Not that parties of the right are likely to
be the only political opponents. Left wing parties, wedded to Keynesian
solutions, which allow them to pump money into social programmes, not of course
as bribes to the electorate but as ways of stimulating the economy, may well
find that the rather limited annual increases in the money supply, imposed upon
them by the central bank, enforce a fiscal discipline which they may well regard
as politically unacceptable. It will certainly limit what they are able to
promise voters at elections.
With the banks and both ends of the
political spectrum thus likely to oppose it, the chances of any government implementing
the Chicago Plan any time soon are therefore rather slim. My guess is that we’d
have to get pretty close to the brink before any government even considered it,
and even then they’d probably try to temper it in ways that would totally
defeat its object. For that’s the nature of both politics and politicians.
In my view, however, the ideas at the heart
of Chicago Plan deserve real consideration. I am not saying that, as it stands,
it is definitely the answer. Even less am I saying that it is the only answer.
What is important, however, is that we don’t just blindly walk into the next
crisis in the way we blindly walked into the crisis 2008. Nor should you assume
that the politicians and their paid financial experts have got this covered.

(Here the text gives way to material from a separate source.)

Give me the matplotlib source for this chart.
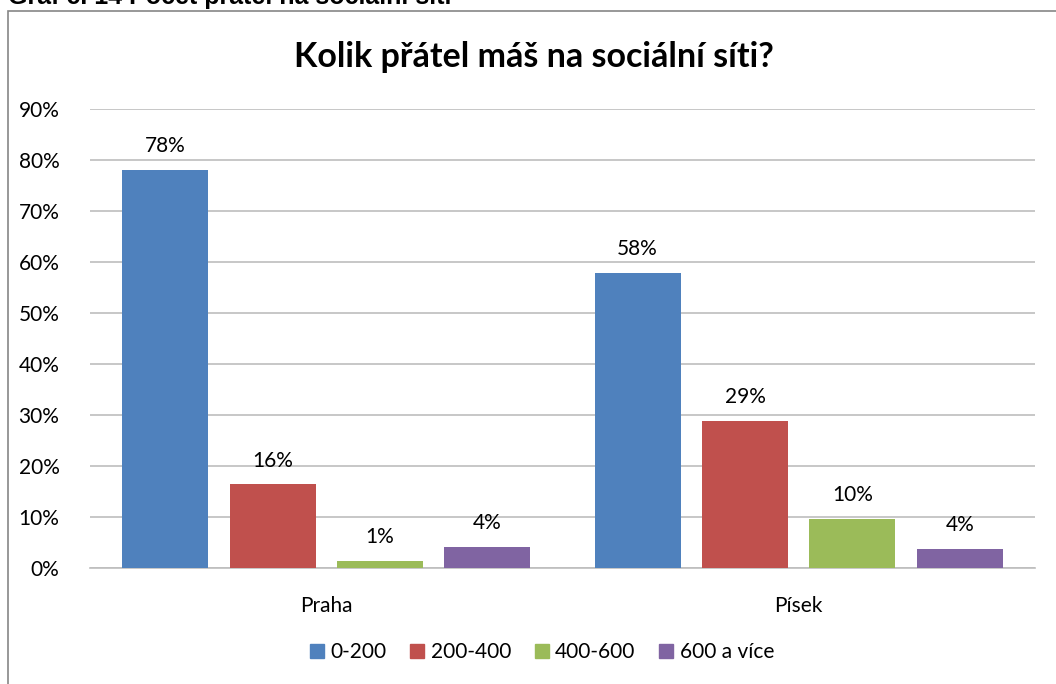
import matplotlib.pyplot as plt
import matplotlib.patches as mpatches
import numpy as np

# Data
cities = ["Praha", "Písek"]
groups = ["0-200", "200-400", "400-600", "600 a více"]
colors = ["#4F81BD", "#C0504D", "#9BBB59", "#8064A2"]
values = {
    "0-200": [0.780, 0.578],
    "200-400": [0.164, 0.288],
    "400-600": [0.014, 0.096],
    "600 a více": [0.041, 0.037],
}
yticks = np.arange(0, 1.0, 0.1)

plt.rcParams['font.family'] = ['Lato', 'DejaVu Sans']

fig = plt.figure(figsize=(10.56, 6.84), dpi=100)
ax = fig.add_axes([90 / 1056, 1 - 568 / 684, 945 / 1056, (568 - 109) / 684])

# Outer chart frame (cut off at the right and bottom like the screenshot)
frame = mpatches.Rectangle((8 / 1056, -0.05), 1.1, 1 - 11 / 684 + 0.05,
                           transform=fig.transFigure, fill=False,
                           edgecolor="#868686", linewidth=1.2)
fig.patches.append(frame)

# Document caption, mostly cut off by the top edge
fig.text(8 / 1056, 1 - 4 / 684, "Graf č. 14 Počet přátel na sociální síti",
         fontsize=18, fontweight="bold", va="baseline", ha="left",
         family="Liberation Sans")

x = np.arange(len(cities))
width = 0.182
step = 0.2275
for i, g in enumerate(groups):
    pos = x + (i - 1.5) * step
    bars = ax.bar(pos, values[g], width, color=colors[i], label=g, zorder=3)
    for b, v in zip(bars, values[g]):
        ax.text(b.get_x() + b.get_width() / 2, v + 0.035, f"{round(v * 100):.0f}%",
                ha="center", va="baseline", fontsize=15)

ax.set_xlim(-0.5, 1.5)
ax.set_ylim(0, 0.9)
ax.set_yticks(yticks)
ax.set_yticklabels([f"{round(t * 100)}%" for t in yticks], fontsize=15)
ax.set_xticks(x)
ax.set_xticklabels(cities, fontsize=15)
ax.tick_params(axis="x", length=0, pad=20)
ax.tick_params(axis="y", length=0, pad=22)
ax.grid(axis="y", color="#BEBEBE", linewidth=1.2, zorder=0)
for s in ["top", "right", "left"]:
    ax.spines[s].set_visible(False)
ax.spines["bottom"].set_color("#BEBEBE")
ax.spines["bottom"].set_linewidth(1.2)

fig.text(534 / 1056, 1 - 57 / 684, "Kolik přátel máš na sociální síti?",
         fontsize=24.5, fontweight="bold", ha="center", va="center")

handles = [mpatches.Patch(color=c, label=g) for c, g in zip(colors, groups)]
fig.legend(handles=handles, loc="center", bbox_to_anchor=(542 / 1056, 1 - 652 / 684),
           ncol=4, frameon=False, fontsize=15, handlelength=0.67, handleheight=0.67,
           handletextpad=0.3, columnspacing=1.15)

fig.savefig("out.png", dpi=100)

They didn’t see what was coming in 2008, and I don’t believe they see what’s
coming now. Or, if they do, they’re floundering and are as much at a loss as to
what to do next as everyone else. The important thing, therefore, is to bring
this debate out into the open. And one way to do this is to look at proposals
like the Chicago Plan, to examine and test them and see whether they really are
possible solutions.
At present, however – in the UK at least –
the only mainstream publication which has even taken note of the IMF Working
Paper is the Daily Telegraph (see ‘The IMF’s Epic Plan to Conjure Away Debt andDethrone Bankers’ by Ambrose Evans-Pritchard), and even here, as the title
suggests, it is more sensationalised than explained. What we need, rather, is
more informed debate, and for more people to get to know about it. If, after
reading this, you therefore think that this is something we should be
considering, and if, like me, you believe that the internet is possibly the one
place left where ideas of this kind can gain currency and momentum, then perhaps
you might pass the information on. And we’ll see where it takes us.